**** Record list ****
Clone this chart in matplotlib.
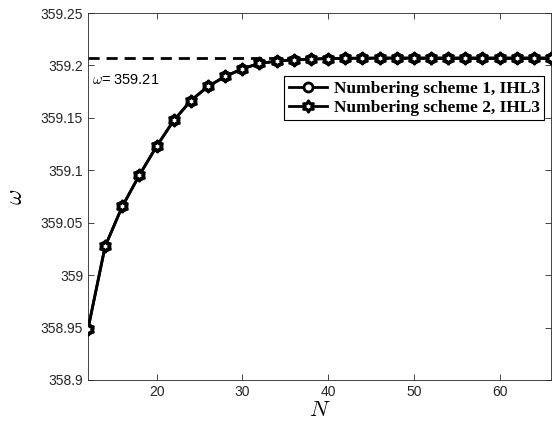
****
**** Record list ****
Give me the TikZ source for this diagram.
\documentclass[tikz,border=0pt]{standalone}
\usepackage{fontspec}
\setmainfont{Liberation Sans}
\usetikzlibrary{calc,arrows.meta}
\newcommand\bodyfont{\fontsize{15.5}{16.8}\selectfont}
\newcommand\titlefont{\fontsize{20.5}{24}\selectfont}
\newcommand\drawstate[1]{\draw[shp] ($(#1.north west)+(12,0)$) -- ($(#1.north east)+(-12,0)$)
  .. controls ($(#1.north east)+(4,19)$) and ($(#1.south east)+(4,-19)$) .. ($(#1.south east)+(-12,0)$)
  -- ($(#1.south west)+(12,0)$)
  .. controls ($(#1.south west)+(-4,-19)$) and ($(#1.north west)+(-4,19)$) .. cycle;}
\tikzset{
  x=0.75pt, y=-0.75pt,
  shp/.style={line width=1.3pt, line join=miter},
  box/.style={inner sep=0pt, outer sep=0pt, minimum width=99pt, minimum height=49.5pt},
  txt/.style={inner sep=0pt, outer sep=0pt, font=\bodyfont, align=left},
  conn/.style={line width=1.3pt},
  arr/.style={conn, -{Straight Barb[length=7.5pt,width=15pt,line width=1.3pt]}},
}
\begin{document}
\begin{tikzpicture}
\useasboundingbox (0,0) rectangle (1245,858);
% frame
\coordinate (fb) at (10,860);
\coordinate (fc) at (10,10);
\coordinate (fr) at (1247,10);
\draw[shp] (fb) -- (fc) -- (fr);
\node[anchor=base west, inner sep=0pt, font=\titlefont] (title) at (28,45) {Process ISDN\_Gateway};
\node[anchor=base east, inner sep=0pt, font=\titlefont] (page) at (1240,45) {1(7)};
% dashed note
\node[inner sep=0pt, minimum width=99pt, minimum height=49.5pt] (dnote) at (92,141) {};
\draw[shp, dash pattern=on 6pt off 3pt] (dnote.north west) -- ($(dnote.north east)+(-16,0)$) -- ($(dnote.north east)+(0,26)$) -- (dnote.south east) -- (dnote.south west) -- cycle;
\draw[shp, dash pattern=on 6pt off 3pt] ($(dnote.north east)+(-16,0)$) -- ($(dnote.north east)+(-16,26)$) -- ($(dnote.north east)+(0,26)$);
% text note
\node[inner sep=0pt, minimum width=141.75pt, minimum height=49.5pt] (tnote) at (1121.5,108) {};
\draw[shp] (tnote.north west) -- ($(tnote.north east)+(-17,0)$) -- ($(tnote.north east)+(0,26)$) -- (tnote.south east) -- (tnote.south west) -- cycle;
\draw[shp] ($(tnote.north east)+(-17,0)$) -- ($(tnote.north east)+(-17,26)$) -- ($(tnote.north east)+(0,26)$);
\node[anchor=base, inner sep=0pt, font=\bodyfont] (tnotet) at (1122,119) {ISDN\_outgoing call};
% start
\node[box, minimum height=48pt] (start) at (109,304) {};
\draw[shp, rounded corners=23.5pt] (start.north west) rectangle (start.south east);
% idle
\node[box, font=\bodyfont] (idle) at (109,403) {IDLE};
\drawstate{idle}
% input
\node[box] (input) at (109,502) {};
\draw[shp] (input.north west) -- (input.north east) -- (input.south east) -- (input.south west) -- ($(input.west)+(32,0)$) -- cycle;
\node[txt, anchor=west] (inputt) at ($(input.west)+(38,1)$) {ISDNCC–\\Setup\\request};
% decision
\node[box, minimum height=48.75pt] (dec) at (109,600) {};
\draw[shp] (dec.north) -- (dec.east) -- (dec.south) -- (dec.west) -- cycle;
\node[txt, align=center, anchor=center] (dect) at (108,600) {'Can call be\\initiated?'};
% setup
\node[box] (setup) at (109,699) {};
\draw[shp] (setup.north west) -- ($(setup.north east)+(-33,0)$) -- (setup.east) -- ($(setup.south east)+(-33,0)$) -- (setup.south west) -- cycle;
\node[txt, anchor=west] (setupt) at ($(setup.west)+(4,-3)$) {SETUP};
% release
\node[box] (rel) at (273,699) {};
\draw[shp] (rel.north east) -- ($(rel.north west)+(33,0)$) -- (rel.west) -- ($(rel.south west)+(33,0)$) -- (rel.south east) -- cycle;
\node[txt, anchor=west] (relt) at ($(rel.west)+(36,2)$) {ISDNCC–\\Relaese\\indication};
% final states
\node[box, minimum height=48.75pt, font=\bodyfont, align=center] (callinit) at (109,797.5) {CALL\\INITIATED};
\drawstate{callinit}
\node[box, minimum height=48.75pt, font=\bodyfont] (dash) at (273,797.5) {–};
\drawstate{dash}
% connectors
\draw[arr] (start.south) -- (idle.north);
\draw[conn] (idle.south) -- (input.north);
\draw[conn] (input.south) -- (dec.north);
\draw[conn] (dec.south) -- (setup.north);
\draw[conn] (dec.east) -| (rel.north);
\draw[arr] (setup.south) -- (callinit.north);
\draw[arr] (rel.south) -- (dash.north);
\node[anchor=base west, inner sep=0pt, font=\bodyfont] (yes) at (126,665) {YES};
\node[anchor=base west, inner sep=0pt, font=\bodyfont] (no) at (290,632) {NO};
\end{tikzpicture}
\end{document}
****
> _What is expected_: From the data, collect all lines where the string "this" appears.

> _Task solution_:
Clone this chart in matplotlib.
Give me the TikZ source for this diagram.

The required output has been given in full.